Statistics from the Hong Kong Tourism Board (HKTB) show that the number of mainland tourist arrivals decreased by 6.7 percent in 2016, following a 3-percent drop in 2015. Hong Kong Ocean Park, one of the city's major tourist attractions, suffered its biggest loss in 30 years in 2016.

Timothy Chui Ting-pong, executive director of the Hong Kong Tourism Association, said half of the association's members - 1,500 tour guides - have dropped out, seeking greener pastures as insurance agents or stockbrokers.

After the tourist scandals of 2010, TIC established new standards on payments for tour guides, requiring travel agencies to pay tour guides service fee every time the guides take out a group. Travel agencies that don't observe the guideline are penalized, and are at risk of license suspension.

TIC also worked with the government, creating 10 measures to curb coerced shopping and improve the experience for inbound mainland tour groups. According to a written reply from Secretary for Commerce and Economic Development Gregory So Kam-leung to the legislature in December 2015, 273 travel agents and 63 tourist guides were penalized for violations of TIC's new measures.

A new boom

The measures turned out to have little effect. There are still companies offering dirt cheap tours.

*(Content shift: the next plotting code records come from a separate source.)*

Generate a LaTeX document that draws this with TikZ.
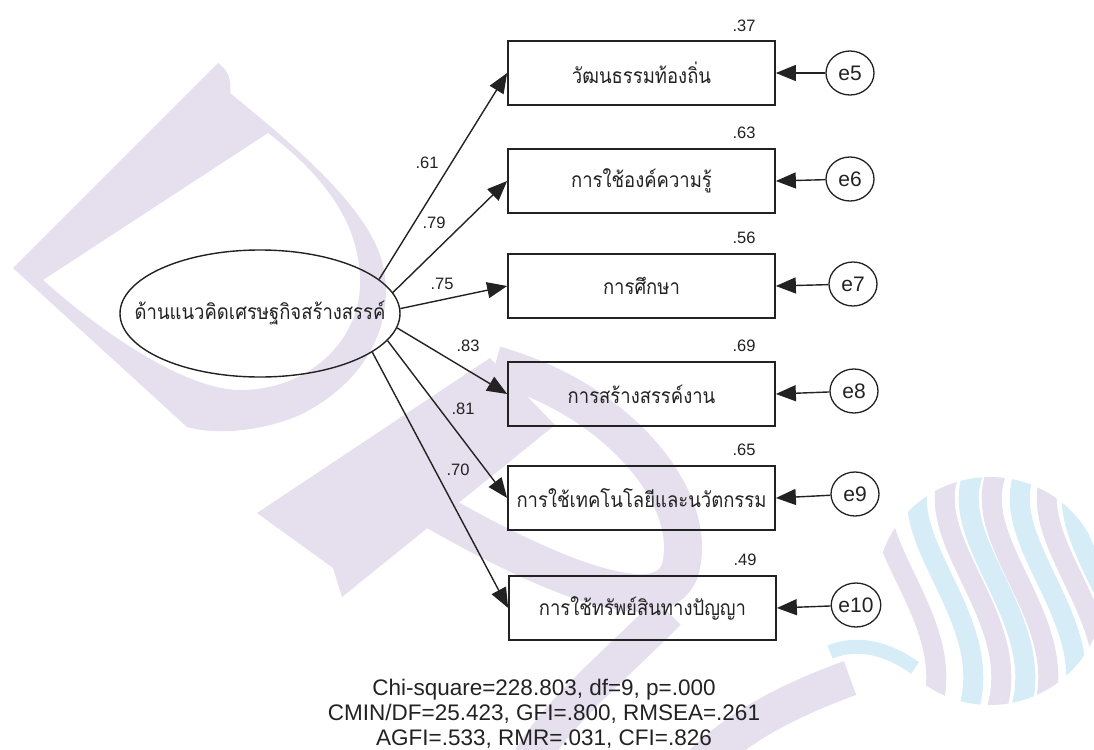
\documentclass[tikz,border=0pt]{standalone}
\usepackage{fontspec}
\setmainfont{Liberation Sans}
\newfontfamily\thaifont[Script=Thai,FakeStretch=0.88]{Loma}
\usetikzlibrary{arrows.meta,shapes.geometric}
\definecolor{wmP}{HTML}{E5DFEE}
\definecolor{wmC}{HTML}{D6ECF6}
\definecolor{ink}{HTML}{222222}
\begin{document}
\begin{tikzpicture}[x=1pt,y=-1pt,
  obs/.style={draw=ink, line width=1.7pt, minimum width=267pt, minimum height=64pt, inner sep=0pt,
    font=\thaifont\fontsize{21}{23}\selectfont, text=ink},
  errc/.style={ellipse, draw=ink, line width=1.3pt, minimum width=48pt, minimum height=44pt, inner sep=0pt,
    font=\fontsize{21}{24}\selectfont, text=ink},
  latent/.style={ellipse, draw=ink, line width=1.4pt, minimum width=280pt, minimum height=127pt, inner sep=0pt,
    font=\thaifont\fontsize{21}{23}\selectfont, text=ink},
  arr/.style={draw=ink, line width=1.4pt, -{Triangle[length=20pt,width=16pt]}},
  coef/.style={font=\fontsize{16.5}{18}\selectfont, inner sep=0pt, text=ink},
  fit/.style={font=\fontsize{22.5}{25}\selectfont, inner sep=0pt, anchor=base, text=ink},
  band/.style={line width=#1, line cap=butt}
]
\useasboundingbox (0,0) rectangle (1094,749);
% ---------------- watermark ----------------
\fill[wmP, even odd rule] (13,268) -- (218,63) .. controls (228,70) and (232,80) .. (230,93)
  .. controls (300,150) and (370,210) .. (383,265) .. controls (395,320) and (370,380) .. (300,415)
  .. controls (260,432) and (215,435) .. (187,427) -- cycle
  (43,280) -- (268,133) .. controls (330,180) and (362,230) .. (360,287)
  .. controls (358,340) and (310,390) .. (240,390) .. controls (190,390) and (110,340) .. cycle;
\fill[wmP] (257,513) -- (490,358) -- (555,425) -- (342,597) -- (333,568) -- cycle;
\draw[wmP, band=38pt] (495,365) .. controls (620,400) and (700,500) .. (680,570)
  .. controls (660,630) and (520,560) .. (425,505);
\draw[wmP, band=36pt] (668,612) .. controls (610,670) and (560,710) .. (530,760);
\draw[wmP, band=36pt] (850,678) .. controls (790,700) and (740,725) .. (700,765);
\draw[wmC, band=14pt] (830,652) .. controls (860,640) and (890,650) .. (915,668);
\begin{scope}
  \clip (990,591) circle (114);
  \foreach \x/\c in {888/wmP, 925/wmC, 953/wmP, 977/wmC, 1000/wmP, 1028/wmC, 1055/wmP, 1080/wmC, 1105/wmP} {
    \draw[\c, band=20pt] (\x,465) .. controls (\x-40,540) and (\x+80,620) .. (\x+40,720);
  }
\end{scope}
% ---------------- diagram ----------------
\node[latent] (lat) at (260,313.5) {\makebox[0pt]{ด้านแนวคิดเศรษฐกิจสร้างสรรค์}};

\node[obs] (b1) at (641.5,73)  {วัฒนธรรมท้องถิ่น};
\node[obs] (b2) at (641.5,181) {การใช้องค์ความรู้};
\node[obs] (b3) at (641.5,286) {การศึกษา};
\node[obs] (b4) at (641.5,394) {การสร้างสรรค์งาน};
\node[obs] (b5) at (641.5,498) {การใช้เทคโนโลยีและนวัตกรรม};
\node[obs] (b6) at (642.5,608) {การใช้ทรัพย์สินทางปัญญา};

\node[errc] (e5)  at (850,73)  {e5};
\node[errc] (e6)  at (850,179) {e6};
\node[errc] (e7)  at (853,284) {e7};
\node[errc] (e8)  at (854,391) {e8};
\node[errc] (e9)  at (855,494) {e9};
\node[errc] (e10) at (856,605) {e10};

\draw[arr] (lat.16.2) -- (b1.west);
\draw[arr] (lat.9.9) -- (b2.west);
\draw[arr] (lat.2.7) -- (b3.west);
\draw[arr] (lat.-6.8) -- (b4.west);
\draw[arr] (lat.-12.6) -- (b5.west);
\draw[arr] (lat.-19.1) -- (b6.west);

\draw[arr] (e5) -- (b1.east);
\draw[arr] (e6) -- (b2.east);
\draw[arr] (e7) -- (b3.east);
\draw[arr] (e8) -- (b4.east);
\draw[arr] (e9) -- (b5.east);
\draw[arr] (e10) -- (b6.east);

\node[coef] (c1) at (427,163) {.61};
\node[coef] (c2) at (434,223) {.79};
\node[coef] (c3) at (442,284) {.75};
\node[coef] (c4) at (468,346) {.83};
\node[coef] (c5) at (463,409) {.81};
\node[coef] (c6) at (458,470) {.70};

\node[coef] (r1) at (744,26)  {.37};
\node[coef] (r2) at (744,133) {.63};
\node[coef] (r3) at (744,238) {.56};
\node[coef] (r4) at (744,346) {.69};
\node[coef] (r5) at (744,450) {.65};
\node[coef] (r6) at (745,560) {.49};

\node[fit] (s1) at (544,695) {Chi-square=228.803, df=9, p=.000};
\node[fit] (s2) at (544,720) {CMIN/DF=25.423, GFI=.800, RMSEA=.261};
\node[fit] (s3) at (544,745) {AGFI=.533, RMR=.031, CFI=.826};
\end{tikzpicture}
\end{document}
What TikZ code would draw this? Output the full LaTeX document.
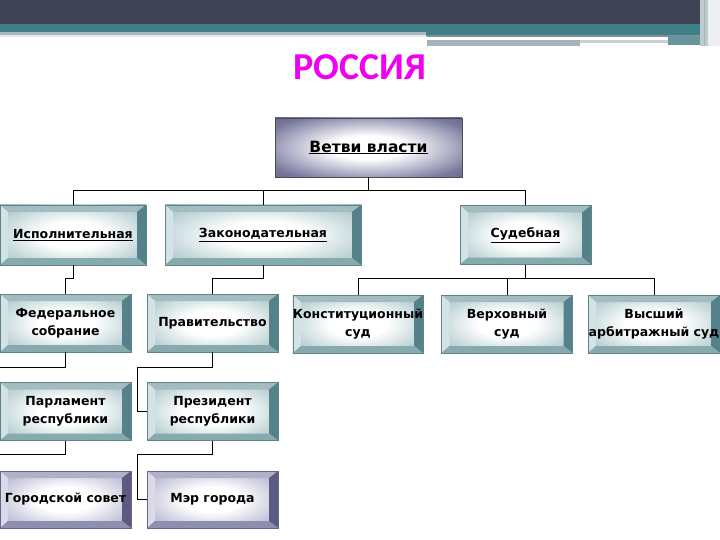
\documentclass[tikz,border=0pt]{standalone}
\usepackage{fontspec}
\setmainfont{DejaVu Sans}
\newfontfamily\titlefont{Carlito}
\usetikzlibrary{calc}
\definecolor{barDark}{HTML}{3F4455}
\definecolor{barTeal}{HTML}{3F8088}
\definecolor{barLight}{HTML}{A7B9BF}
\definecolor{barGray}{HTML}{A3B4B8}
\definecolor{ttlMag}{HTML}{F000F0}
% teal bevel
\definecolor{tBord}{HTML}{5F8589}
\definecolor{tTop}{HTML}{A3BCBF}
\definecolor{tLeft}{HTML}{D3E3E5}
\definecolor{tRight}{HTML}{55828A}
\definecolor{tBot}{HTML}{86AAAE}
\definecolor{tFace}{HTML}{8FB4B8}
% purple bevel
\definecolor{pBord}{HTML}{66668A}
\definecolor{pTop}{HTML}{B0B0C8}
\definecolor{pLeft}{HTML}{DADAE8}
\definecolor{pRight}{HTML}{5B5B82}
\definecolor{pBot}{HTML}{8E8EAE}
\definecolor{pFace}{HTML}{9898BE}
\definecolor{vFace}{HTML}{7A7AA0}
\definecolor{vDeep}{HTML}{5C5C82}
\pgfdeclareradialshading{tealrad}{\pgfpoint{0bp}{0bp}}{%
  color(0bp)=(white); color(11bp)=(white); color(38bp)=(tFace); color(50bp)=(tFace)}
\pgfdeclareradialshading{purprad}{\pgfpoint{0bp}{0bp}}{%
  color(0bp)=(white); color(11bp)=(white); color(38bp)=(pFace); color(50bp)=(pFace)}
\pgfdeclareradialshading{rootrad}{\pgfpoint{0bp}{0bp}}{%
  color(0bp)=(white); color(10bp)=(white); color(30bp)=(vFace); color(40bp)=(vDeep); color(50bp)=(vDeep)}
\newcommand{\bevfacets}[4]{%
  \fill[#1] (path picture bounding box.north west) -- (path picture bounding box.north east)
     -- ([xshift=-9pt,yshift=-7pt]path picture bounding box.north east)
     -- ([xshift=8pt,yshift=-7pt]path picture bounding box.north west) -- cycle;
  \fill[#2] (path picture bounding box.north west) -- (path picture bounding box.south west)
     -- ([xshift=8pt,yshift=7pt]path picture bounding box.south west)
     -- ([xshift=8pt,yshift=-7pt]path picture bounding box.north west) -- cycle;
  \fill[#3] (path picture bounding box.north east) -- (path picture bounding box.south east)
     -- ([xshift=-9pt,yshift=7pt]path picture bounding box.south east)
     -- ([xshift=-9pt,yshift=-7pt]path picture bounding box.north east) -- cycle;
  \fill[#4] (path picture bounding box.south west) -- (path picture bounding box.south east)
     -- ([xshift=-9pt,yshift=7pt]path picture bounding box.south east)
     -- ([xshift=8pt,yshift=7pt]path picture bounding box.south west) -- cycle;
}
\tikzset{
  boxtext/.style={font=\fontsize{12.5}{18}\selectfont\bfseries, align=center, inner sep=0pt},
  tealbox/.style={boxtext, draw=tBord, line width=0.6pt, shading=tealrad,
    path picture={\bevfacets{tTop}{tLeft}{tRight}{tBot}}},
  purpbox/.style={boxtext, draw=pBord, line width=0.6pt, shading=purprad,
    path picture={\bevfacets{pTop}{pLeft}{pRight}{pBot}}},
  rootbox/.style={boxtext, font=\fontsize{15.5}{18}\selectfont\bfseries, draw=black!70, line width=0.6pt, shading=rootrad},
  link/.style={draw=black, line width=0.8pt},
}
\begin{document}
\begin{tikzpicture}[x=1pt,y=-1pt]
\clip (0,0) rectangle (720,540);
\fill[white] (0,0) rectangle (720,540);
% top decoration
\fill[barDark] (0,0) rectangle (720,24);
\fill[barTeal] (0,24) rectangle (720,33);
\fill[barTeal] (426,33) rectangle (720,36);
\fill[barLight] (0,32) rectangle (426,36);
\fill[white!70!barLight] (0,35) rectangle (426,37);
\fill[barGray!80!black] (427,35) rectangle (700,37);
\fill[white] (427,37.5) rectangle (668,40.5);
\fill[barGray] (427,40.5) rectangle (580,46);
\fill[barGray!60] (580,40.5) rectangle (668,43);
\fill[barTeal!60!barGray] (668,36) rectangle (705,45);
\fill[barGray!70] (700,0) rectangle (720,46);
\fill[white!80!barGray] (708,0) rectangle (720,46);
\draw[barGray, line width=1pt] (704,0) -- (704,46);
% title
\node[text=ttlMag, font=\titlefont\fontsize{38}{40}\selectfont\bfseries, inner sep=0pt] (title) at (360,67) {РОССИЯ};
% nodes
\node[rootbox, minimum width=187pt, minimum height=59pt] (vet) at (368.5,147.5) {\underline{Ветви власти}};
\node[tealbox, minimum width=146pt, minimum height=60pt] (isp) at (73,235) {\underline{Исполнительная}};
\node[tealbox, minimum width=196pt, minimum height=60pt] (zak) at (263,235) {\underline{Законодательная}};
\node[tealbox, minimum width=131pt, minimum height=59pt] (sud) at (525.5,235) {\underline{Судебная}};
\node[tealbox, minimum width=131pt, minimum height=58pt] (fed) at (65.5,323) {Федеральное\\собрание};
\node[tealbox, minimum width=131pt, minimum height=58pt] (prav) at (212.5,323) {Правительство};
\node[tealbox, minimum width=127pt, minimum height=58pt] (kon) at (358,324) {Конституционный\\суд};
\node[tealbox, minimum width=131pt, minimum height=58pt] (ver) at (507,324) {Верховный\\суд};
\node[tealbox, minimum width=132pt, minimum height=58pt] (vys) at (654,324) {Высший\\арбитражный суд};
\node[tealbox, minimum width=131pt, minimum height=58pt] (parl) at (65.5,411.5) {Парламент\\республики};
\node[tealbox, minimum width=131pt, minimum height=58pt] (prez) at (212.5,411.5) {Президент\\республики};
\node[purpbox, minimum width=131pt, minimum height=57pt] (gor) at (65.5,499.5) {Городской совет};
\node[purpbox, minimum width=131pt, minimum height=57pt] (mer) at (212.5,499.5) {Мэр города};
% connectors
\draw[link] (vet.south) -- ++(0,13) coordinate (j0) -| (isp.north);
\draw[link] (j0) -| (zak.north);
\draw[link] (j0) -| (sud.north);
\draw[link] (isp.south) -- ++(0,13) -| (fed.north);
\draw[link] (zak.south) -- ++(0,13) -| (prav.north);
\draw[link] (sud.south) -- ++(0,14) coordinate (j1) -| (kon.north);
\draw[link] (j1) -| (ver.north);
\draw[link] (j1) -| (vys.north);
\draw[link] (fed.south) -- ++(0,15) -| ([xshift=-8pt]parl.west) -- (parl.west);
\draw[link] (parl.south) -- ++(0,14) -| ([xshift=-8pt]gor.west) -- (gor.west);
\draw[link] (prav.south) -- ++(0,15) -| ([xshift=-9pt]prez.west) -- (prez.west);
\draw[link] (prez.south) -- ++(0,14) -| ([xshift=-9pt]mer.west) -- (mer.west);
\end{tikzpicture}
\end{document}
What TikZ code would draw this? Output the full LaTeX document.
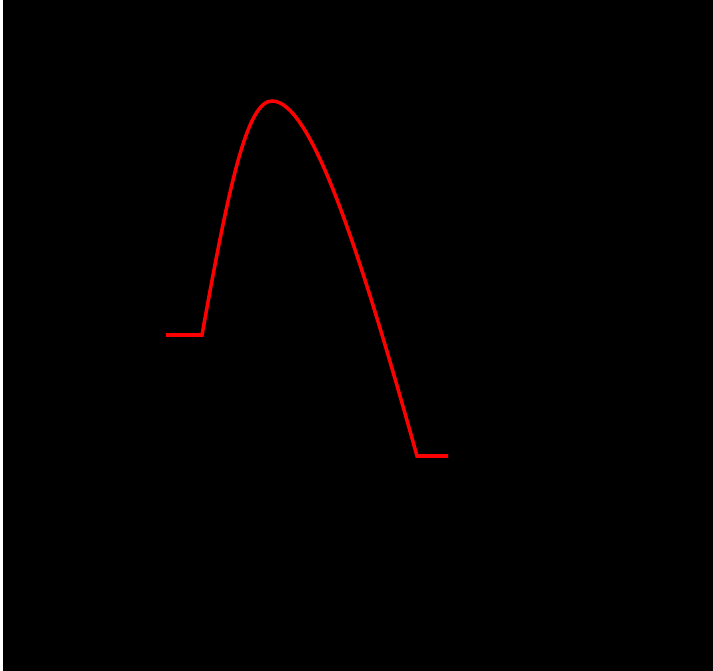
\documentclass[tikz,border=0pt]{standalone}
\usepackage{tikz}

\begin{document}
\begin{tikzpicture}[x=0.01cm,y=-0.01cm]
        \useasboundingbox (0,0) rectangle (713,671);
        \fill[black] (3,0) rectangle (713,671); % fond
        \draw[red,line width=1pt] (166,335) -- (202,335) .. controls (229,185) and (247,101) .. (272,101)
            .. controls (312,101) and (361,256) .. (417,456) -- (448,456);
    \end{tikzpicture}
\end{document}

Pan Xiaorong, from Jinhua city of Zhejiang province, is a food lover. Hong Kong, acclaimed as a culinary paradise, had been at the top of her list of places to visit. She signed up for a five-day visit to Hong Kong and Macao. She couldn't resist the price set at HK$360.

The retired civil servant found herself on a coach with 30 other tourists, noting the tour guide's shabby Mandarin. On "Day Two" of the tour, the guide was pushing an electronic device that he claimed would cut domestic electric consumption, which Pan later learned was just a mosquito killer.

The first stop was a jewelry shop packed with tourists. Besides those queuing up to pay for purchases, there was a second queue of tourists holding invoices to show to their tour guide, who was busy writing down the invoice numbers and payment amounts.

"Have you seen bian lian (literally meaning "face-changing") in the Sichuan Opera? The tour guide performed one in front of me," Pan said. A bian lian performer, wearing colored masks, changes from one face to another almost in sync with the swipe of a fan.

A retired teacher from Pan's group bought nearly HK$100,000-worth of products in the shop. "The tour guide treated her like a long-lost sister," Pan said. She saw the same guide scolding another tourist and demanding, "Why are you so shameless?"

In December 2016, the Tourism Commission submitted to the legislature a draft of the Travel Industry Bill to establish the Travel Industry Authority, an independent statutory regulatory body. It was to be given authority to levy harsh penalties for any tour operator or guide engaging in coerced shopping.

Travel agents would face two years imprisonment while tour guides would be liable to a year in prison for breaking the rule on coerced shopping. (Current penalties are limited to fines and license suspensions.) Administrative means would be applied to ensure travel agents must pay service fees to tour guides or tour escorts, although no specific amount was set out.

Tour guide Wong welcomed the bill but had reservations. Guides could become entrapped by provisions of the new legislation. "The drafted bill has not made it clear which comments or behaviors are considered 'coerced shopping'," he said.

Solicitor Phyllis Kwong Ka-yin echoed Wong's comments. "More details, or even guidelines, should be added to the bill," she said.

A spokesman for the Tourism Commission said the future Travel Industry Authority and disciplinary committee would ensure that each case was handled fairly and impartially for both the complainant and licensee concerned."

Though sometimes disappointed, Wong said he seldom feels desperate in his job. "I still believe tour guide is a promising occupation But a well-rounded system that can protect frontline practitioners' interests should be built first," he said with a wry smile.